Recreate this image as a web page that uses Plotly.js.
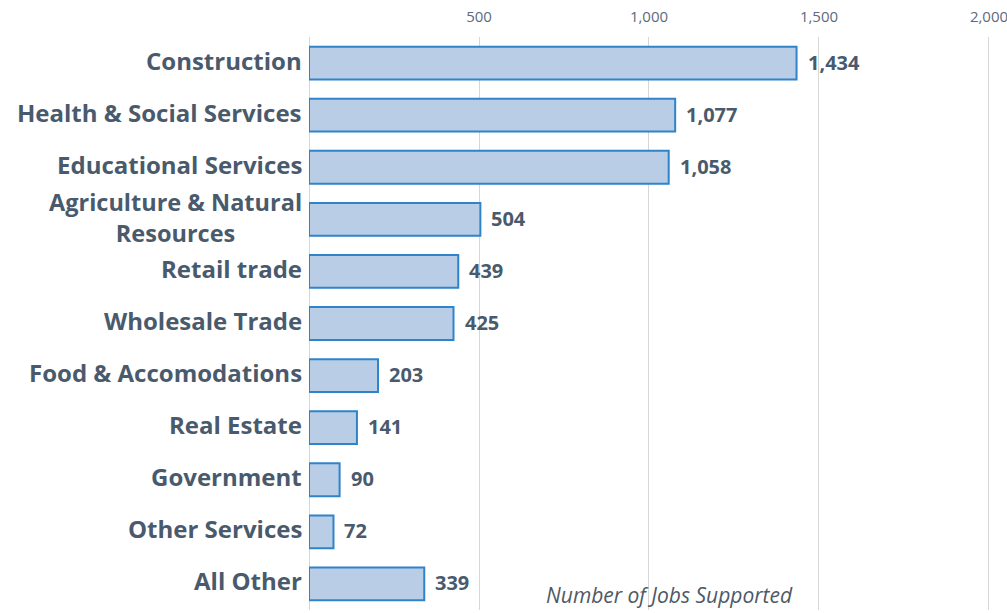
<!DOCTYPE html>
<html>
<head>
<meta charset="utf-8">
<script src="https://cdn.plot.ly/plotly-3.0.1.min.js"></script>
<style>html,body{margin:0;padding:0;background:#fff;}#chart{width:1007px;height:613px;}</style>
</head>
<body>
<div id="chart"></div>
<script>
const categories = ["Construction", "Health & Social Services", "Educational Services", "Agriculture & Natural<br>Resources", "Retail trade", "Wholesale Trade", "Food & Accomodations", "Real Estate", "Government", "Other Services", "All Other"];
const jobs = [1434, 1077, 1058, 504, 439, 425, 203, 141, 90, 72, 339];
const tickValues = [500, 1000, 1500, 2000];
const tickLabels = ["500", "1,000", "1,500", "2,000"];
const axisTitle = "Number of Jobs Supported";

const labelColor = "#4a5a6d";
const fontFam = "'Open Sans', 'DejaVu Sans', sans-serif";

const trace = {
  type: "bar",
  orientation: "h",
  y: categories,
  x: jobs,
  width: 0.63,
  marker: {color: "#b9cde6", line: {color: "#2f84c9", width: 2}},
  hoverinfo: "none"
};

const annotations = [];
categories.forEach((c, i) => {
  const multi = c.indexOf("<br>") >= 0;
  annotations.push({
    xref: "paper", yref: "y", x: 0, y: c, text: c,
    xanchor: "right", yanchor: "middle", align: "center", showarrow: false,
    xshift: -5, yshift: multi ? 2 : 3,
    font: {family: fontFam, size: multi ? 23.5 : 24, color: labelColor, weight: 700}
  });
  annotations.push({
    xref: "x", yref: "y", x: jobs[i], y: c, text: jobs[i].toLocaleString("en-US"),
    xanchor: "left", yanchor: "middle", showarrow: false, xshift: 9, yshift: 1,
    font: {family: fontFam, size: 20, color: labelColor, weight: 700}
  });
});
annotations.push({
  xref: "paper", yref: "paper", x: 0.337, y: -0.002, text: axisTitle,
  xanchor: "left", yanchor: "bottom", showarrow: false,
  font: {family: fontFam, size: 21, color: "#4f5966", style: "italic"}
});

const layout = {
  width: 1007, height: 613,
  margin: {l: 309, r: 0, t: 37, b: 3, pad: 0},
  paper_bgcolor: "#ffffff", plot_bgcolor: "#ffffff",
  showlegend: false,
  xaxis: {
    side: "top", range: [0, 2053], tickvals: tickValues, ticktext: tickLabels,
    showgrid: true, gridcolor: "#d6d6d6", gridwidth: 1,
    zeroline: true, zerolinecolor: "#d6d6d6", zerolinewidth: 1,
    ticks: "", tickfont: {family: fontFam, size: 15, color: "#5d6a7c"},
    ticklabelstandoff: 11, ticklabeloverflow: "allow",
    showline: false, fixedrange: true
  },
  yaxis: {
    autorange: "reversed", showticklabels: false, showgrid: false,
    zeroline: false, ticks: "", showline: false, range: [10.5, -0.5]
  },
  annotations: annotations,
  font: {family: fontFam}
};

Plotly.newPlot("chart", [trace], layout, {displayModeBar: false, staticPlot: true});
</script>
</body>
</html>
***
Skip the images and write out the rest of the listing exactly.

Recreate this image as a web page that uses Plotly.js.
<!DOCTYPE html>
<html>
<head>
<meta charset="utf-8">
<script src="https://cdn.plot.ly/plotly-3.0.1.min.js"></script>
<style>html,body{margin:0;padding:0;background:#fff;}#chart{width:1007px;height:613px;}</style>
</head>
<body>
<div id="chart"></div>
<script>
const categories = ["Construction", "Health & Social Services", "Educational Services", "Agriculture & Natural<br>Resources", "Retail trade", "Wholesale Trade", "Food & Accomodations", "Real Estate", "Government", "Other Services", "All Other"];
const jobs = [1434, 1077, 1058, 504, 439, 425, 203, 141, 90, 72, 339];
const tickValues = [500, 1000, 1500, 2000];
const tickLabels = ["500", "1,000", "1,500", "2,000"];
const axisTitle = "Number of Jobs Supported";

const labelColor = "#4a5a6d";
const fontFam = "'Open Sans', 'DejaVu Sans', sans-serif";

const trace = {
  type: "bar",
  orientation: "h",
  y: categories,
  x: jobs,
  width: 0.63,
  marker: {color: "#b9cde6", line: {color: "#2f84c9", width: 2}},
  hoverinfo: "none"
};

const annotations = [];
categories.forEach((c, i) => {
  const multi = c.indexOf("<br>") >= 0;
  annotations.push({
    xref: "paper", yref: "y", x: 0, y: c, text: c,
    xanchor: "right", yanchor: "middle", align: "center", showarrow: false,
    xshift: -5, yshift: multi ? 2 : 3,
    font: {family: fontFam, size: multi ? 23.5 : 24, color: labelColor, weight: 700}
  });
  annotations.push({
    xref: "x", yref: "y", x: jobs[i], y: c, text: jobs[i].toLocaleString("en-US"),
    xanchor: "left", yanchor: "middle", showarrow: false, xshift: 9, yshift: 1,
    font: {family: fontFam, size: 20, color: labelColor, weight: 700}
  });
});
annotations.push({
  xref: "paper", yref: "paper", x: 0.337, y: -0.002, text: axisTitle,
  xanchor: "left", yanchor: "bottom", showarrow: false,
  font: {family: fontFam, size: 21, color: "#4f5966", style: "italic"}
});

const layout = {
  width: 1007, height: 613,
  margin: {l: 309, r: 0, t: 37, b: 3, pad: 0},
  paper_bgcolor: "#ffffff", plot_bgcolor: "#ffffff",
  showlegend: false,
  xaxis: {
    side: "top", range: [0, 2053], tickvals: tickValues, ticktext: tickLabels,
    showgrid: true, gridcolor: "#d6d6d6", gridwidth: 1,
    zeroline: true, zerolinecolor: "#d6d6d6", zerolinewidth: 1,
    ticks: "", tickfont: {family: fontFam, size: 15, color: "#5d6a7c"},
    ticklabelstandoff: 11, ticklabeloverflow: "allow",
    showline: false, fixedrange: true
  },
  yaxis: {
    autorange: "reversed", showticklabels: false, showgrid: false,
    zeroline: false, ticks: "", showline: false, range: [10.5, -0.5]
  },
  annotations: annotations,
  font: {family: fontFam}
};

Plotly.newPlot("chart", [trace], layout, {displayModeBar: false, staticPlot: true});
</script>
</body>
</html>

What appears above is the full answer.